In yesterday’s New York Times, Gary Marcus wrote an op-ed called “The Trouble With Brain Science.” Writing of big-ticket research projects underway in brain science on both sides of the Atlantic, Professor Marcus writes:
Biology isn’t elegant the way physics appears to be. The living world is bursting with variety and unpredictable complexity, because biology is the product of historical accidents, with species solving problems based on happenstance that leads them down one evolutionary road rather than another. No overarching theory of neuroscience could predict, for example, that the cerebellum (which is involved in timing and motor control) would have vastly more neurons than the prefrontal cortex (the part of the brain most associated with our advanced intelligence).
But biological complexity is only part of the challenge in figuring out what kind of theory of the brain we’re seeking. What we are really looking for is a bridge, some way of connecting two separate scientific languages — those of neuroscience and psychology.
Such bridges don’t come easily or often, maybe once in a generation, but when they do arrive, they can change everything. An example is the discovery of DNA, which allowed us to understand how genetic information could be represented and replicated in a physical structure. In one stroke, this bridge transformed biology from a mystery — in which the physical basis of life was almost entirely unknown — into a tractable if challenging set of problems, such as sequencing genes, working out the proteins that they encode and discerning the circumstances that govern their distribution in the body.
Neuroscience awaits a similar breakthrough. We know that there must be some lawful relation between assemblies of neurons and the elements of thought, but we are currently at a loss to describe those laws. We don’t know, for example, whether our memories for individual words inhere in individual neurons or in sets of neurons, or in what way sets of neurons might underwrite our memories for words, if in fact they do.
The problem with both of the big brain projects is that too few of the hundreds of millions of dollars being spent are devoted to spanning this conceptual chasm. Both projects are making important contributions: the European effort is helping build infrastructure for data integration; the American project is emphasizing the development of state-of-the-art tools for collecting new kinds of data. But as anyone in a field richer in data than theory (like weather forecasting) can tell you, amassing data is only a start.
The success of both the Human Brain Project and the Brain Initiative will ultimately rest not just on the data to be collected but also on what can be done with those data once they are collected. On that, too little has been said.
I’m a bit leery of this. Professor Marcus’ bridge-building and lawful relations sound like aliases for reductionism. Say we don’t reduce psychology to neuroscience- say we can never reduce psychology to neuroscience. So what? Gödel proved that we will never be able to reduce arithmetic to logic, that arithmetic needs concepts that cannot be derived from rules of logic. Gödel did not thereby give warrant to mysticism or undermine the rationality of arithmetic, since the only concepts in that category are perfectly mundane. Just because there is no “lawful relation” between the concept of set and the procedure of modus ponens does not make arithmetic any the less a rational pursuit.

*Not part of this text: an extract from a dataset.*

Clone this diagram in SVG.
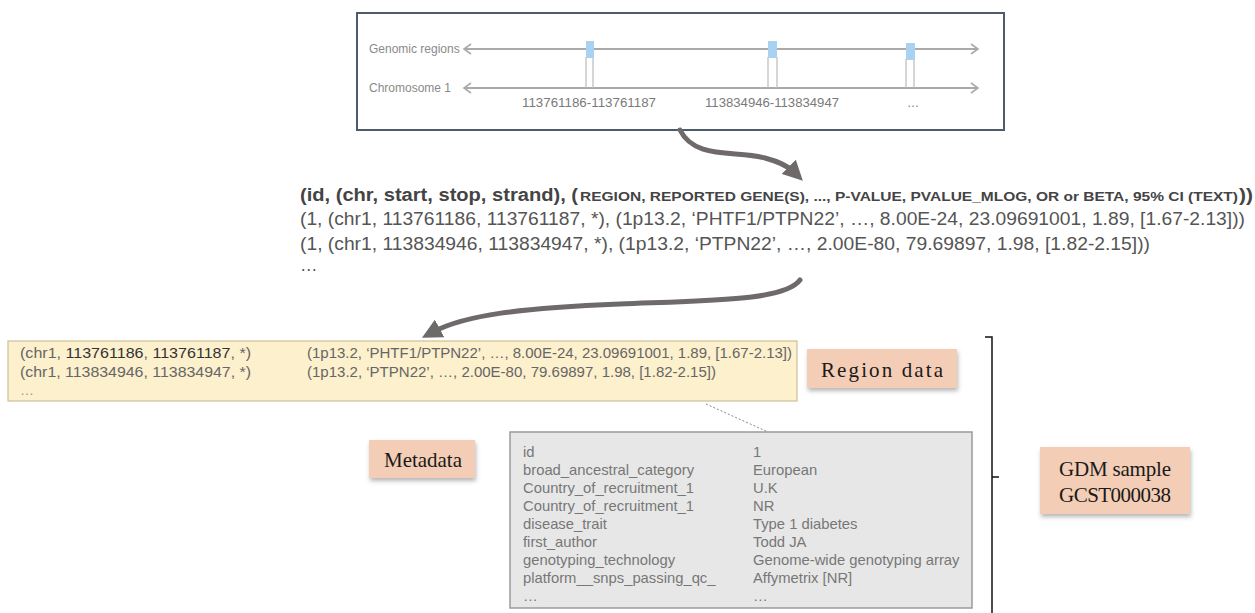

So if it turns out that there is no “lawful relation between assemblies of neurons and the elements of thought,” it does not necessarily follow that psychologist will have to conclude that the phenomena their discipline studies derive from supernatural influences, or that they will have to become magicians, or anything so dramatic as that. It may just be that the two fields of study will have to plod along as they currently do, operating quite independent of each other despite their superficial similarities. Of course, it may not turn out that this is the case- perhaps some day one field will be reduced to the other. But science has nothing to fear should this reduction prove impossible.